While conducting VE without obtaining informed consent is not an uncommon practice [13], the practice of informed consent is complex [46]. In Arab countries context, sometimes information related to health status is shared with the family members rather than the patient [29]. In addition, the concept of informed consent in obstetrics implies dimensions of choice, autonomy and respect. Choice and autonomy are two chaotic concepts for women and other individuals in some Arab countries, as these societies hold great trust in physicians’ ability to choose the suitable aspects of care for their patients. In our study, Palestinian women accepted frequent VE with minimal or no communication, sometimes during contractions, accompanied with harsh insensitive approach and pain with no apology, and sometimes with negligence of their privacy. This raises many questions to what extent the principles of ethics, human rights, the cultural norms and evidence-based practices are being implemented into practice. This necessitates that providers need to adhere to the basics of practices and ethical standards. The fundamental steps in nursing and midwifery practices before any procedure suggest the followings; ensure privacy, prepare the woman for the exam, explain the procedure, listen and preserve dignity. The golden simple rule for the ethical standards is respect; the essence of the informed consent which is stemmed from the basics of the human rights adopted by the Nuremberg Code and the Declaration of Helsinki in 1949 and 1964; respectively.


A limitation of this study is that the sample taken from one hospital. However, the study was conducted in a hospital in which we have tried to change practices in accordance to the best evidence over a 4 years period. The data collected for this study was not intended to be used for generalizability, but rather to increase our understanding of this practice from the Palestinian women perspective.

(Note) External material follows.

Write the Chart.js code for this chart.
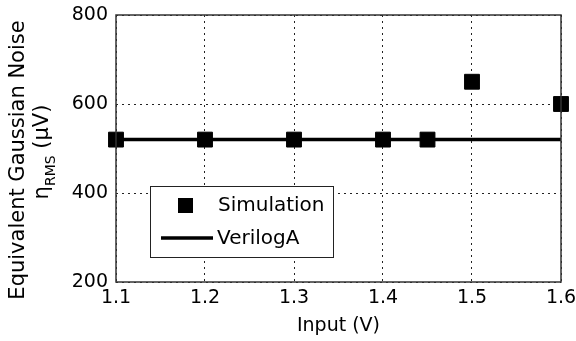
<!DOCTYPE html>
<html>
<head>
<meta charset="utf-8">
<script src="https://cdn.jsdelivr.net/npm/chart.js@4"></script>
<style>
  body { margin: 0; background: #fff; }
  #wrap { width: 576px; height: 341px; }
</style>
</head>
<body>
<div id="wrap"><canvas id="chart" width="576" height="341"></canvas></div>
<script>
// simulated noise points
const inputV = [1.1, 1.2, 1.3, 1.4, 1.45, 1.5, 1.6];
const simNoise = [520, 520, 520, 520, 520, 650, 600];
// VerilogA model line
const veriInput = [1.1, 1.6];
const veriNoise = [520, 520];
const xTicks = [1.1, 1.2, 1.3, 1.4, 1.5, 1.6];
const yTicks = [200, 400, 600, 800];

const FONT = 'DejaVu Sans';

// box around the axes, like matlab
const boxPlugin = {
    id: 'box',
    afterDraw(chart) {
        const { ctx, chartArea: a } = chart;
        ctx.save();
        ctx.strokeStyle = '#333';
        ctx.lineWidth = 1.5;
        ctx.strokeRect(a.left, a.top, a.right - a.left, a.bottom - a.top);
        ctx.restore();
    }
};

// legend drawn inside plot area (bottom left)
const insideLegend = {
    id: 'insideLegend',
    afterDraw(chart) {
        const ctx = chart.ctx;
        const ds = chart.data.datasets;
        const x = 150, y = 186, w = 183, h = 71;
        ctx.save();
        ctx.fillStyle = '#fff';
        ctx.fillRect(x, y, w, h);
        ctx.strokeStyle = '#222';
        ctx.lineWidth = 1;
        ctx.strokeRect(x + 0.5, y + 0.5, w, h);

        ctx.font = '20px ' + FONT;
        ctx.textBaseline = 'middle';
        ctx.fillStyle = '#000';

        // Simulation
        ctx.fillRect(178, 198, 15, 15);
        ctx.fillText(ds[0].label, 218, 206);

        // VerilogA
        ctx.strokeStyle = '#000';
        ctx.lineWidth = 3.5;
        ctx.beginPath();
        ctx.moveTo(161, 238);
        ctx.lineTo(213, 238);
        ctx.stroke();
        ctx.fillText(ds[1].label, 217, 239);
        ctx.restore();
    }
};

// y title with subscript
const yTitle = {
    id: 'yTitle',
    afterDraw(chart) {
        const ctx = chart.ctx;
        ctx.save();
        ctx.fillStyle = '#000';
        ctx.textBaseline = 'middle';

        ctx.translate(19, 160);
        ctx.rotate(-Math.PI / 2);
        ctx.font = '21px ' + FONT;
        ctx.textAlign = 'center';
        ctx.fillText('Equivalent Gaussian Noise', 0, 0);
        ctx.restore();

        ctx.save();
        ctx.fillStyle = '#000';
        ctx.textBaseline = 'middle';
        ctx.translate(43, 152);
        ctx.rotate(-Math.PI / 2);
        const big = '21px ' + FONT, small = '14px ' + FONT;
        const parts = [['η', big, 0], ['RMS', small, 8], [' (μV)', big, 0]];
        let total = 0;
        for (const p of parts) { ctx.font = p[1]; total += ctx.measureText(p[0]).width; }
        let cx = -total / 2;
        ctx.textAlign = 'left';
        for (const p of parts) {
            ctx.font = p[1];
            ctx.fillText(p[0], cx, p[2]);
            cx += ctx.measureText(p[0]).width;
        }
        ctx.restore();
    }
};

const dotted = {
    color: '#222',
    lineWidth: 1,
    drawTicks: false
};

const chart = new Chart(document.getElementById('chart'), {
    type: 'scatter',
    data: {
        datasets: [
            {
                label: 'Simulation',
                data: inputV.map((v, i) => ({ x: v, y: simNoise[i] })),
                showLine: false,
                pointStyle: 'rect',
                pointRadius: 10.5,
                borderWidth: 1,
                backgroundColor: '#000',
                borderColor: '#000',
                clip: false
            },
            {
                label: 'VerilogA',
                data: veriInput.map((v, i) => ({ x: v, y: veriNoise[i] })),
                showLine: true,
                pointRadius: 0,
                borderColor: '#000',
                borderWidth: 3.5
            }
        ]
    },
    options: {
        responsive: false,
        animation: false,
        layout: { padding: { left: 0, right: 15, top: 15, bottom: 0 } },
        plugins: {
            legend: { display: false },
            tooltip: { enabled: false }
        },
        scales: {
            x: {
                type: 'linear',
                min: 1.1,
                max: 1.6,
                afterBuildTicks: s => { s.ticks = xTicks.map(v => ({ value: v })); },
                afterFit: s => { s.height = 59; s.paddingLeft = 0; s.paddingRight = 0; },
                grid: dotted,
                border: { display: false, dash: [2, 4] },
                ticks: {
                    color: '#000',
                    padding: 5,
                    font: { family: FONT, size: 19 },
                    callback: v => Number(v).toFixed(1)
                },
                title: {
                    display: true,
                    text: 'Input (V)',
                    color: '#000',
                    font: { family: FONT, size: 19 },
                    padding: { top: 0, bottom: 4 }
                }
            },
            y: {
                min: 200,
                max: 800,
                afterBuildTicks: s => { s.ticks = yTicks.map(v => ({ value: v })); },
                afterFit: s => { s.width = 116; s.paddingTop = 0; s.paddingBottom = 0; },
                grid: dotted,
                border: { display: false, dash: [2, 4] },
                ticks: {
                    color: '#000',
                    padding: 8,
                    font: { family: FONT, size: 19 }
                }
            }
        }
    },
    plugins: [boxPlugin, insideLegend, yTitle]
});
</script>
</body>
</html>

For women, childbirth is a lifelong memorable experience. VE is another living experience for women during their childbirth may empower them by increasing their self-confidence or may expose them more in so many ways, thus, increase their vulnerability. It is important that midwives and physicians understand women’s feelings and experiences during VE in order to improve their own practices and conduct VE only when necessary, carefully without causing pain, with minimal discomfort to women and with dignity. Adhering to best evidence includes that VE during labor is conducted only when necessary and by the same provider as possible. According to our finding, this shall decrease the number of unnecessary VE during labor and thus, decrease the women unnecessary suffering of pain and discomfort during their childbirth process. Medical and midwifery students should be taught not only to acquire the skill to conduct VE, but also should learn how to respect women during this crucial time.